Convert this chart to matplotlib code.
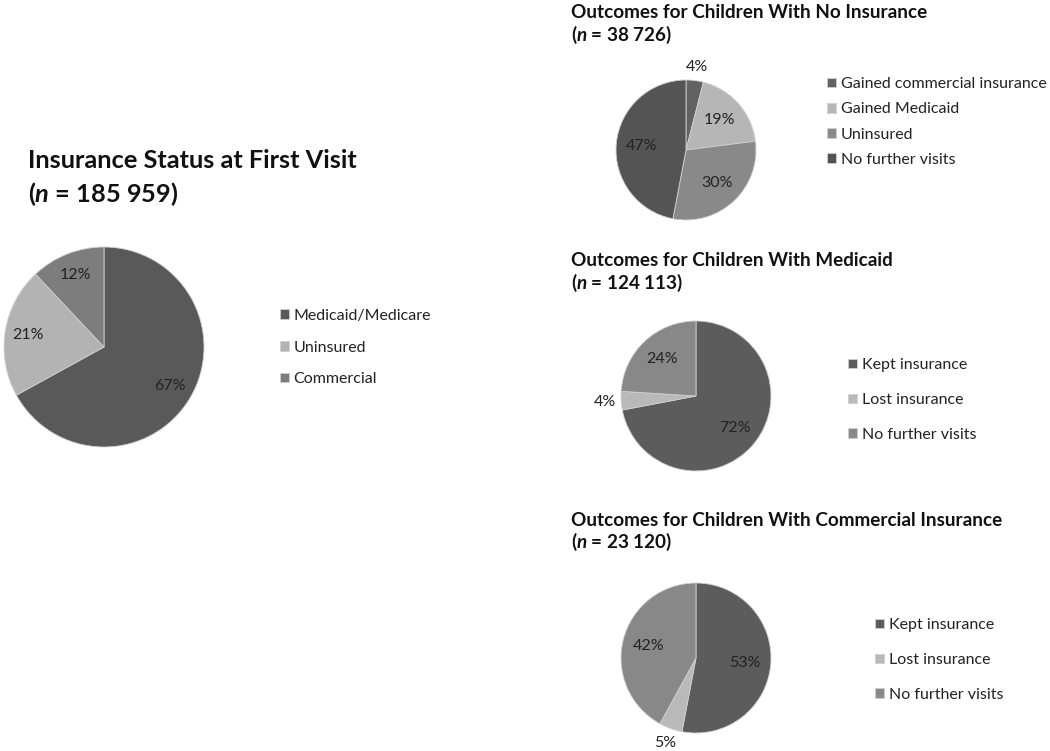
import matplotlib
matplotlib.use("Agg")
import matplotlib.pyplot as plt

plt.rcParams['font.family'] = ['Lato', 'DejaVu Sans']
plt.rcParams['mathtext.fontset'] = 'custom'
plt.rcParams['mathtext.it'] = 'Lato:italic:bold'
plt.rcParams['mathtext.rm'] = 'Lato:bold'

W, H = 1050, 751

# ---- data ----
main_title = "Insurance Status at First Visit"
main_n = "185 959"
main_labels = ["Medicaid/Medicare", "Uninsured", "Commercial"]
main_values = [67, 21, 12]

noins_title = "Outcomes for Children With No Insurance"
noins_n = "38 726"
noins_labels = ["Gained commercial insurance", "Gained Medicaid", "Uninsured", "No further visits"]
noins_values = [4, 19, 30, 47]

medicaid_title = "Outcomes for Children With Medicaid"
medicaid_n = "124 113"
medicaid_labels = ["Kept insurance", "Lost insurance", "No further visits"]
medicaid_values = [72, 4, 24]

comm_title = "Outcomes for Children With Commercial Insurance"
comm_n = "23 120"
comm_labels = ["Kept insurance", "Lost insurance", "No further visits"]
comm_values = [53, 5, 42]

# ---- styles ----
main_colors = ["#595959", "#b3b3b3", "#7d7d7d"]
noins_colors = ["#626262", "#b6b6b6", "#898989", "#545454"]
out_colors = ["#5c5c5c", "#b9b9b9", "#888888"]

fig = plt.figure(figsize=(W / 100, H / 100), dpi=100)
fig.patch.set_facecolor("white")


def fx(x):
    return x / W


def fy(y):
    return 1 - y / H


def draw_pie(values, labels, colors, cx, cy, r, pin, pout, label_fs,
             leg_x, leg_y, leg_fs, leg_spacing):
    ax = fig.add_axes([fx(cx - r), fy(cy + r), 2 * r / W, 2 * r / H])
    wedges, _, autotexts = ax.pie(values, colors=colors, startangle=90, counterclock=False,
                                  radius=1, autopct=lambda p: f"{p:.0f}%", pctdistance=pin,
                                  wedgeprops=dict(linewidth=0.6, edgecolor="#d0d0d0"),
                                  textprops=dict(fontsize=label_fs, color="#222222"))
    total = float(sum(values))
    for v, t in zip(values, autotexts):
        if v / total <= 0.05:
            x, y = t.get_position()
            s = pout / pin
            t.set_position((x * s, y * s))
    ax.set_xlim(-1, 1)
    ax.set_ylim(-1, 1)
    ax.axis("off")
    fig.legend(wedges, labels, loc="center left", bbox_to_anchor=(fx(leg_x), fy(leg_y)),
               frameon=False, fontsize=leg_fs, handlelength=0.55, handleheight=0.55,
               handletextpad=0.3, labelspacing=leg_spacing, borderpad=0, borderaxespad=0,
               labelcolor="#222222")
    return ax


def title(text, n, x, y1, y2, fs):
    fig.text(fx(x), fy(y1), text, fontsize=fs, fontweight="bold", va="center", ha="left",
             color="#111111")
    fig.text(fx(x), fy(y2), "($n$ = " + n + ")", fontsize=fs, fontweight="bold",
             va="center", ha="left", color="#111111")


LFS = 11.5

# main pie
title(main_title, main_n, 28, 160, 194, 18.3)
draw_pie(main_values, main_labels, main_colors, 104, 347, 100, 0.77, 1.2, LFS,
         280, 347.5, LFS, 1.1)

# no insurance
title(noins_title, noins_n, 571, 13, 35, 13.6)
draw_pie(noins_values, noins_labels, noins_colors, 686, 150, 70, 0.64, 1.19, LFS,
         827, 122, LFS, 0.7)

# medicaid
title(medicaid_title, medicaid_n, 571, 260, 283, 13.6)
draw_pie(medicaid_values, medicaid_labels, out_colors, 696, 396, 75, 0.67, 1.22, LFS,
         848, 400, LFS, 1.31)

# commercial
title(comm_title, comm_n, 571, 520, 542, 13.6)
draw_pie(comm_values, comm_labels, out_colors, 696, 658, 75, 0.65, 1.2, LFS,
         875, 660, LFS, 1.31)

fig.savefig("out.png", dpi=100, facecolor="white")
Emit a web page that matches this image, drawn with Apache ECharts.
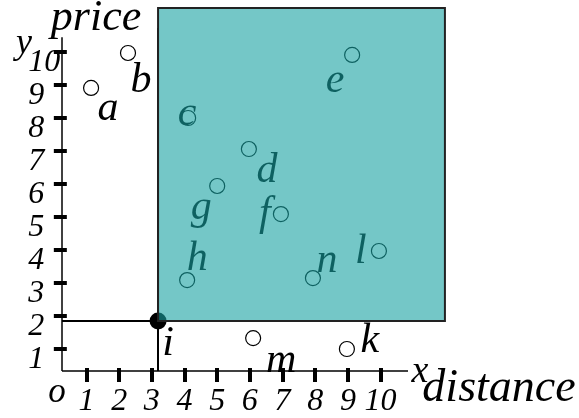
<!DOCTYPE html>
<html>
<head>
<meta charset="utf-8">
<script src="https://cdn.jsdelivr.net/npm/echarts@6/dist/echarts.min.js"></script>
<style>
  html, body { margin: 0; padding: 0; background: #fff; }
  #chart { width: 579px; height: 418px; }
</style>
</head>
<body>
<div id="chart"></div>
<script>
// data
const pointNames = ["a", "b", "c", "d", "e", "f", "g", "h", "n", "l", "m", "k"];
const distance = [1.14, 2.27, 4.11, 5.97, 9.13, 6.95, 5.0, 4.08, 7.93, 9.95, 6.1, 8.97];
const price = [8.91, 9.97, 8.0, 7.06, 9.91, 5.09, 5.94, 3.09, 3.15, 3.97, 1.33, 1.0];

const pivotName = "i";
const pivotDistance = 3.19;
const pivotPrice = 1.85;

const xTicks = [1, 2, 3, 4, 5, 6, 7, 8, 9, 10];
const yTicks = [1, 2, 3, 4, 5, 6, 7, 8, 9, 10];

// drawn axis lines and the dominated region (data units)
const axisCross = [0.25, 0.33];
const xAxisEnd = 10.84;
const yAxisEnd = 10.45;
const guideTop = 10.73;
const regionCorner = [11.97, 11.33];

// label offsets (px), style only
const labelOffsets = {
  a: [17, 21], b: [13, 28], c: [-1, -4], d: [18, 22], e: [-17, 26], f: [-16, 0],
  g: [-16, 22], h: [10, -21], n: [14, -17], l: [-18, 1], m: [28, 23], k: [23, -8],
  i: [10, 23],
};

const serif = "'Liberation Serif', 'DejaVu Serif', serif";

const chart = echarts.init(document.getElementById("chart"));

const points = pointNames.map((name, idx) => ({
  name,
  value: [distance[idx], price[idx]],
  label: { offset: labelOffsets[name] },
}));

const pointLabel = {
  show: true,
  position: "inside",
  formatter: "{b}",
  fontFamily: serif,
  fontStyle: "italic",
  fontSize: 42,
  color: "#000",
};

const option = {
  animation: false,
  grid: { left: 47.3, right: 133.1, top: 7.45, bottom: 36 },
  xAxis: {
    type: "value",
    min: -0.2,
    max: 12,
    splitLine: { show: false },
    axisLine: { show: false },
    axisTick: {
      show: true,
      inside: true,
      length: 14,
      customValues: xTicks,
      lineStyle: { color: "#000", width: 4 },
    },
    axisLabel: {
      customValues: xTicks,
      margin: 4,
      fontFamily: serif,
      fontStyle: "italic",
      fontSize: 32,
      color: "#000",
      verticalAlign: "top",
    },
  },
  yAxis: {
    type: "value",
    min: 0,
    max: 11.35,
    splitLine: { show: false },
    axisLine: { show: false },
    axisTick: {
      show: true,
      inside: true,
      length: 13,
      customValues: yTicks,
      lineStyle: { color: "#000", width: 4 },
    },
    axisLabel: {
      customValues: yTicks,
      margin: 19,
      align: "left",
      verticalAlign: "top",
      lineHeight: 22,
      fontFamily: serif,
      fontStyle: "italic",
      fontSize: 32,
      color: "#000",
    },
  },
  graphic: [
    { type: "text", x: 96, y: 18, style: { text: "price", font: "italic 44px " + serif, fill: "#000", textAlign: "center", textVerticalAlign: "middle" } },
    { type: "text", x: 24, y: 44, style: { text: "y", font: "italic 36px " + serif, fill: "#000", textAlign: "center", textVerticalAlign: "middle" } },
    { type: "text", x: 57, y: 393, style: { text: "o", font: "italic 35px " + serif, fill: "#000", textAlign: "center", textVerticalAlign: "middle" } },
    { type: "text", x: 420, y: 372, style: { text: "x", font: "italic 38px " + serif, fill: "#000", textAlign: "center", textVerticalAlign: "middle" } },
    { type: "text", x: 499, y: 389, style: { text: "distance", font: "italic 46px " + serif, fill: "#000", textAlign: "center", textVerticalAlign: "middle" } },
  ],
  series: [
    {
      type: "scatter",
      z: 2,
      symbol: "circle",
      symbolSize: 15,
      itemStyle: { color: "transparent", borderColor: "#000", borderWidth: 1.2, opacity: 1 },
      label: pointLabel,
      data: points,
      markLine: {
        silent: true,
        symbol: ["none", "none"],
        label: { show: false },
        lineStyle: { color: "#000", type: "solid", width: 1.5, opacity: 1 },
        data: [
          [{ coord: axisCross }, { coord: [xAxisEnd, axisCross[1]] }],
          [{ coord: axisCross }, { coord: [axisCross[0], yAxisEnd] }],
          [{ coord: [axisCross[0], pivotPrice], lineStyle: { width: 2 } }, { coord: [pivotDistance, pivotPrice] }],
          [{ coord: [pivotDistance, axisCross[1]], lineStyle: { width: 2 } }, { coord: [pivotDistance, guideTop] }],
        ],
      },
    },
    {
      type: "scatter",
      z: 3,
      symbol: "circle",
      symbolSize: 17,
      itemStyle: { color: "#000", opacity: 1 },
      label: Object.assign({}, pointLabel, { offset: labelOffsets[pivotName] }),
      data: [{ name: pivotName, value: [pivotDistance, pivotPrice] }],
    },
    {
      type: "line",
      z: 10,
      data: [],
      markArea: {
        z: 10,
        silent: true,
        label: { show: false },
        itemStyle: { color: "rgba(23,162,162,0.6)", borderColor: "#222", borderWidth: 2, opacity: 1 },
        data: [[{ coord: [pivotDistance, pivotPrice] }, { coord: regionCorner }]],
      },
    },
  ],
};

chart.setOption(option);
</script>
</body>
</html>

## Job
Give again, exactly, the lines from the start of the data through the one holding "medicaid_values = [72, 4, 24]"; omit the pictures.

## Response below
Convert this chart to matplotlib code.
import matplotlib
matplotlib.use("Agg")
import matplotlib.pyplot as plt

plt.rcParams['font.family'] = ['Lato', 'DejaVu Sans']
plt.rcParams['mathtext.fontset'] = 'custom'
plt.rcParams['mathtext.it'] = 'Lato:italic:bold'
plt.rcParams['mathtext.rm'] = 'Lato:bold'

W, H = 1050, 751

# ---- data ----
main_title = "Insurance Status at First Visit"
main_n = "185 959"
main_labels = ["Medicaid/Medicare", "Uninsured", "Commercial"]
main_values = [67, 21, 12]

noins_title = "Outcomes for Children With No Insurance"
noins_n = "38 726"
noins_labels = ["Gained commercial insurance", "Gained Medicaid", "Uninsured", "No further visits"]
noins_values = [4, 19, 30, 47]

medicaid_title = "Outcomes for Children With Medicaid"
medicaid_n = "124 113"
medicaid_labels = ["Kept insurance", "Lost insurance", "No further visits"]
medicaid_values = [72, 4, 24]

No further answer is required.